Imported soya beans now account for over 70% of Chinese consumption, and are much cheaper than those Chinese farmers can grow. China will spend an estimated $7.5 billion on US beans this year, for example. Local observers say that’s not down to any technical superiority, but something more simple: unfair farm subsidies. A recent CCTV report noted that: “[US] farmers can receive $59.10 of government subsidies for every tonne of soya beans.” The broadcaster does the math: “That’s around Rmb400, which is precisely the average price gap between domestic and imported soybeans.”

That’s great for Iowa farmers, but the low price has hit growers in Heilongjiang province – China’s soya bean heartland – especially hard. The 21CN Business Herald reports that they have had to stockpile half of their harvest. “We have turned to growing corn because soya beans are now so cheap we can’t make any profit,” farmer Liu Hui told CCTV, “Only a few farmers in our county choose to cultivate soya beans.”

Another reason cited to explain why imported beans have made such deep inroads is that the multinational agribusiness companies control much of the processing industry. It’s estimated they now have stakes in 80% of the country’s capacity. Their factories are located largely in the south and on the coast, with easy access to ports but far from local farms.

Local processors complain that foreign investment has created the overcapacity that’s forcing them to shut down. “It’s a threat to the security of the whole industry,” an official from the Heilongjiang Soybean Association told the 21CN Business Herald.

The situation remains dire for local processors. “It has been a month since we stopped production,” says Liu Yulin, general manager of Yanglin Soybean Group, “Compared with imported soya beans, processing one tonne of domestic soya beans leads to a loss of Rmb70-80, not to mention any profit.”

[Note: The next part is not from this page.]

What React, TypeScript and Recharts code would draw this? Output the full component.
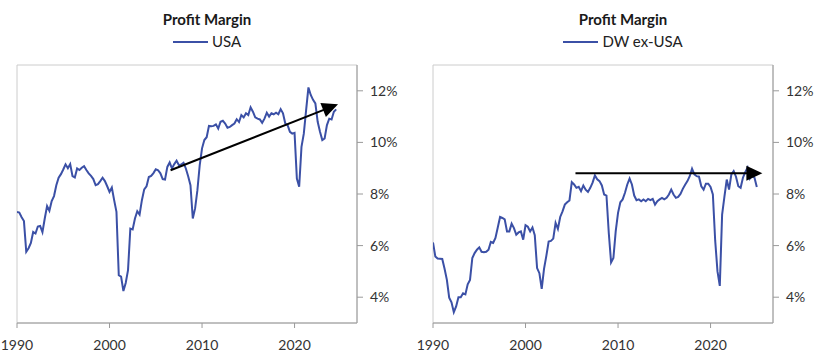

There have been calls for the Chinese government to step in with anti-dumping duties of its own. So far that’s been resisted, but things could change if a trade war heats up. “China will have to face more fierce trade conflicts with its major trading partners this year,” Wan Jifei, chairman of the China Council for the Promotion of International Trade told the China Daily on the sidelines of last week’s NPC legislative meetings, “China should consider… lodging more appeals [in the WTO] against imports from foreign countries.”